[PROVIDED MATERIAL]:
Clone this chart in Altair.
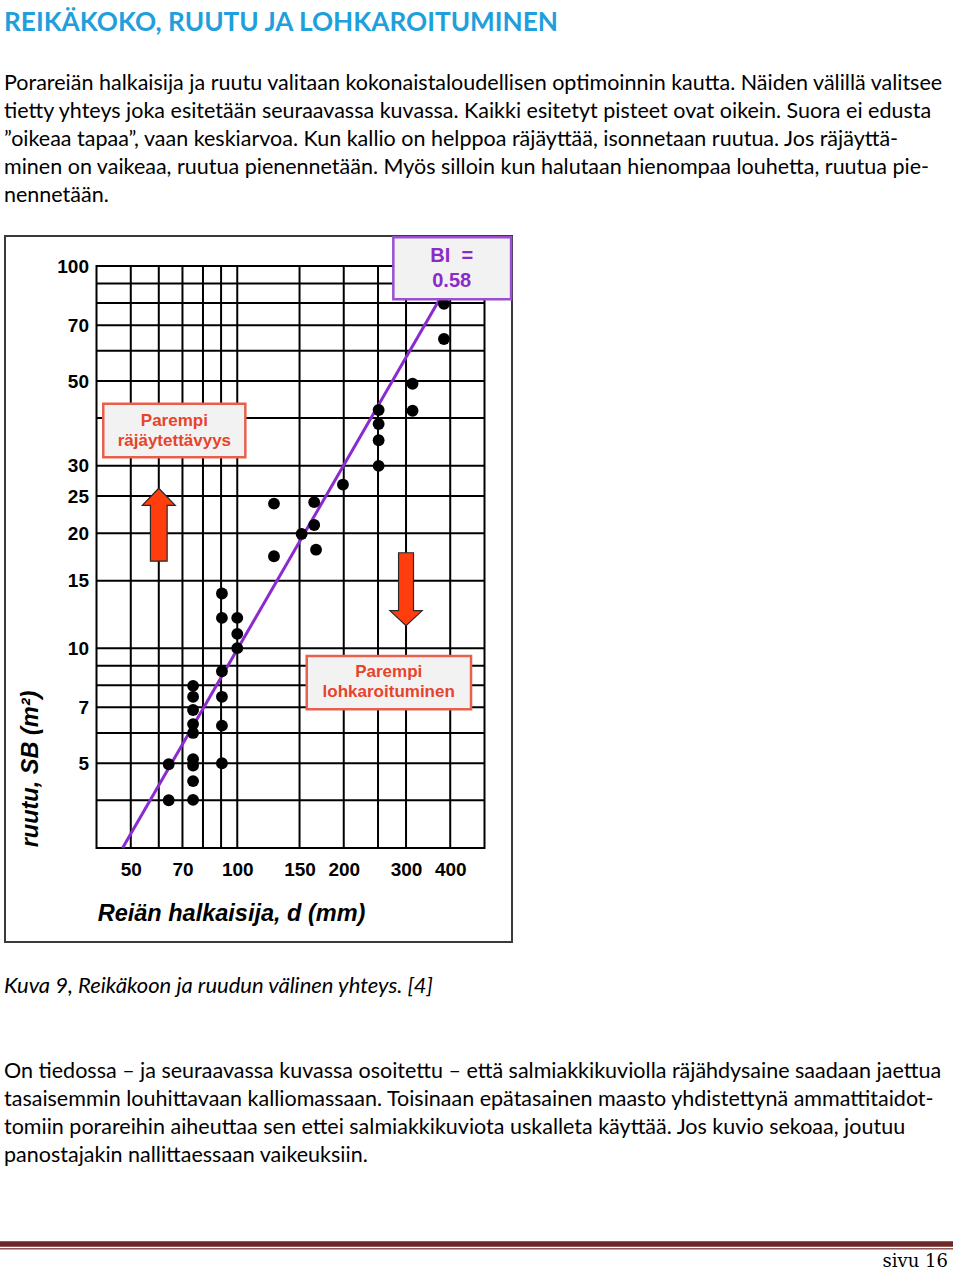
import altair as alt
import pandas as pd

# ---------------- data ----------------
d_mm = [384, 384, 313, 313, 251, 251, 251, 251, 199, 127, 127, 165, 165, 167, 152,
        90.5, 90.5, 100, 100, 100, 90.5, 90.5, 90.5, 90.5,
        75, 75, 75, 75, 75, 75, 75, 75, 75, 64, 64]
sb_m2 = [79.6, 64.4, 49.2, 41.8, 42.0, 38.6, 35.0, 30.0, 26.8, 23.9, 17.4, 24.1, 21.0, 18.1, 19.9,
         13.9, 12.0, 12.0, 10.9, 10.0, 8.7, 7.46, 6.27, 5.0,
         7.97, 7.46, 6.89, 6.33, 6.0, 5.12, 4.93, 4.49, 4.01, 4.97, 4.0]

trend_d = [47.4, 423]
trend_sb = [3, 100]

x_labels = [50, 70, 100, 150, 200, 300, 400]
x_grid = [50, 60, 70, 80, 90, 100, 150, 200, 250, 300, 400]
y_labels = [5, 7, 10, 15, 20, 25, 30, 50, 70, 100]
y_grid = [4, 5, 6, 7, 8, 9, 10, 15, 20, 25, 30, 40, 50, 60, 70, 80, 90]

title_text = "REIKÄKOKO, RUUTU JA LOHKAROITUMINEN"
para1 = [
    "Porareiän halkaisija ja ruutu valitaan kokonaistaloudellisen optimoinnin kautta. Näiden välillä valitsee",
    "tietty yhteys joka esitetään seuraavassa kuvassa. Kaikki esitetyt pisteet ovat oikein. Suora ei edusta",
    "”oikeaa tapaa”, vaan keskiarvoa. Kun kallio on helppoa räjäyttää, isonnetaan ruutua. Jos räjäyttä-",
    "minen on vaikeaa, ruutua pienennetään. Myös silloin kun halutaan hienompaa louhetta, ruutua pie-",
    "nennetään.",
]
caption = "Kuva 9, Reikäkoon ja ruudun välinen yhteys. [4]"
para2 = [
    "On tiedossa – ja seuraavassa kuvassa osoitettu – että salmiakkikuviolla räjähdysaine saadaan jaettua",
    "tasaisemmin louhittavaan kalliomassaan. Toisinaan epätasainen maasto yhdistettynä ammattitaidot-",
    "tomiin porareihin aiheuttaa sen ettei salmiakkikuviota uskalleta käyttää. Jos kuvio sekoaa, joutuu",
    "panostajakin nallittaessaan vaikeuksiin.",
]
page_label = "sivu 16"
x_title = "Reiän halkaisija, d (mm)"
y_title = "ruutu, SB (m²)"

# annotation boxes (data coordinates)
box_x1 = [276.2, 41.8, 157.2]
box_x2 = [594.4, 105.4, 458.0]
box_y1 = [81.8, 31.6, 6.92]
box_y2 = [118.9, 43.6, 9.54]
box_stroke = ["#9a4fd0", "#e8604c", "#e8604c"]

ann_text = ["BI \u00a0=", "0.58", "Parempi", "räjäytettävyys", "Parempi", "lohkaroituminen"]
ann_x = [403.9, 403.9, 66.4, 66.4, 268.0, 268.0]
ann_y = [106.2, 91.4, 39.4, 34.9, 8.65, 7.67]
ann_color = ["#8a2bc8", "#8a2bc8", "#e8432b", "#e8432b", "#e8432b", "#e8432b"]
ann_size = [20, 20, 17, 17, 17, 17]

arrow_x = [60, 300]
arrow_y = [21.04, 14.26]
UP = "M0,-1L0.452,-0.53L0.229,-0.53L0.229,1L-0.229,1L-0.229,-0.53L-0.452,-0.53Z"
DOWN = "M-0.205,-1L0.205,-1L0.205,0.584L0.442,0.584L0,1L-0.442,0.584L-0.205,0.584Z"

# ---------------- layout ----------------
L, T, W, H = 96.5, 266, 388, 582
xs = alt.Scale(type="log", domain=[40, 500], nice=False)
ys = alt.Scale(type="log", domain=[3, 100], nice=False)

xax = alt.Axis(values=x_labels, grid=False, ticks=False, tickSize=0, domain=False, title=None,
               format="d", labelFont="Liberation Sans", labelFontSize=19, labelFontWeight="bold",
               labelColor="black", labelPadding=12, labelOverlap=False, labelFlush=False)
yax = alt.Axis(values=y_labels, grid=False, ticks=False, tickSize=0, domain=False, title=None,
               format="d", labelFont="Liberation Sans", labelFontSize=19, labelFontWeight="bold",
               labelColor="black", labelPadding=8, labelOverlap=False, labelFlush=False)

layers = []

def txt(s, x, y, size, color="black", font="Lato", weight="normal", style="normal",
        align="left", baseline="alphabetic", angle=0):
    return alt.Chart(pd.DataFrame({"t": [s]})).mark_text(
        align=align, baseline=baseline, font=font, fontSize=size, fontWeight=weight,
        fontStyle=style, color=color, angle=angle
    ).encode(x=alt.value(x - L), y=alt.value(y - T), text="t:N")

# figure frame
layers.append(
    alt.Chart(pd.DataFrame({"a": [0]})).mark_rect(fill="white", fillOpacity=0, stroke="#3a3a3a", strokeWidth=2)
    .encode(x=alt.value(5 - L), x2=alt.value(512 - L), y=alt.value(236 - T), y2=alt.value(942 - T))
)

# grid lines
layers.append(
    alt.Chart(pd.DataFrame({"v": x_grid})).mark_rule(color="black", strokeWidth=2)
    .encode(x=alt.X("v:Q", scale=xs, axis=xax), y=alt.value(0), y2=alt.value(H))
)
layers.append(
    alt.Chart(pd.DataFrame({"v": y_grid})).mark_rule(color="black", strokeWidth=2)
    .encode(y=alt.Y("v:Q", scale=ys, axis=yax), x=alt.value(0), x2=alt.value(W))
)
# plot border
layers.append(
    alt.Chart(pd.DataFrame({"a": [0]})).mark_rect(fill="white", fillOpacity=0, stroke="black", strokeWidth=2)
    .encode(x=alt.value(0), x2=alt.value(W), y=alt.value(0), y2=alt.value(H))
)

# trend line
layers.append(
    alt.Chart(pd.DataFrame({"d": trend_d, "sb": trend_sb})).mark_line(color="#8a2bd0", strokeWidth=3)
    .encode(x=alt.X("d:Q", scale=xs, axis=xax), y=alt.Y("sb:Q", scale=ys, axis=yax))
)

# points
layers.append(
    alt.Chart(pd.DataFrame({"d": d_mm, "sb": sb_m2})).mark_circle(size=140, color="black", opacity=1)
    .encode(x=alt.X("d:Q", scale=xs, axis=xax), y=alt.Y("sb:Q", scale=ys, axis=yax))
)

# annotation boxes
layers.append(
    alt.Chart(pd.DataFrame({"x1": box_x1, "x2": box_x2, "y1": box_y1, "y2": box_y2, "s": box_stroke}))
    .mark_rect(fill="#f2f2f2", strokeWidth=2.5)
    .encode(x=alt.X("x1:Q", scale=xs, axis=xax), x2="x2:Q",
            y=alt.Y("y1:Q", scale=ys, axis=yax), y2="y2:Q",
            stroke=alt.Stroke("s:N", scale=None))
)

# annotation texts
layers.append(
    alt.Chart(pd.DataFrame({"t": ann_text, "x": ann_x, "y": ann_y, "c": ann_color, "f": ann_size}))
    .mark_text(font="Liberation Sans", fontWeight="bold", align="center", baseline="middle")
    .encode(x=alt.X("x:Q", scale=xs, axis=xax), y=alt.Y("y:Q", scale=ys, axis=yax),
            text="t:N", color=alt.Color("c:N", scale=None), size=alt.Size("f:Q", scale=None))
)

# arrows
for ax_, ay_, shp in [(arrow_x[0], arrow_y[0], UP), (arrow_x[1], arrow_y[1], DOWN)]:
    layers.append(
        alt.Chart(pd.DataFrame({"x": [ax_], "y": [ay_]}))
        .mark_point(shape=shp, size=5329, filled=True, fill="#ff3d0d", stroke="#2a2a2a",
                    strokeWidth=1.2, opacity=1)
        .encode(x=alt.X("x:Q", scale=xs, axis=xax), y=alt.Y("y:Q", scale=ys, axis=yax))
    )

# axis titles
layers.append(txt(x_title, 97.7, 920.5, 23.5, font="Liberation Sans", weight="bold", style="italic"))
layers.append(txt(y_title, 31, 769, 23.5, font="Liberation Sans", weight="bold", style="italic",
                  align="center", baseline="middle", angle=270))

# page text
layers.append(txt(title_text, 4, 30.7, 26.2, color="#1f9fdc", weight="bold"))
for i, line in enumerate(para1):
    layers.append(txt(line, 4, 90 + 28 * i, 21.5))
layers.append(txt(caption, 4, 992.5, 22, style="italic"))
for i, line in enumerate(para2):
    layers.append(txt(line, 4, 1077.5 + 28 * i, 21.5))

# footer
layers.append(
    alt.Chart(pd.DataFrame({"a": [0]})).mark_rect(color="#6e2626")
    .encode(x=alt.value(0 - L), x2=alt.value(953 - L), y=alt.value(1241.3 - T), y2=alt.value(1246.7 - T))
)
layers.append(
    alt.Chart(pd.DataFrame({"a": [0]})).mark_rect(color="#8c5a5a")
    .encode(x=alt.value(0 - L), x2=alt.value(953 - L), y=alt.value(1248 - T), y2=alt.value(1249.6 - T))
)
layers.append(txt(page_label, 948, 1267, 18, font="DejaVu Serif", align="right"))

chart = alt.layer(*layers).properties(
    width=W, height=H,
    autosize=alt.AutoSizeParams(type="none"),
    padding={"left": L, "top": T, "right": 960 - L - W, "bottom": 1274 - T - H},
    background="white",
).configure_view(stroke=None)

chart.save("out.html", embed_options={"renderer": "svg", "actions": False})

[STATED PROBLEM]: Starting at the first line of the material, output exactly the lines up to and including the one with "import pandas as pd". Do not include the pictures.

[SOLUTION FOR THIS PROBLEM]:
Clone this chart in Altair.
import altair as alt
import pandas as pd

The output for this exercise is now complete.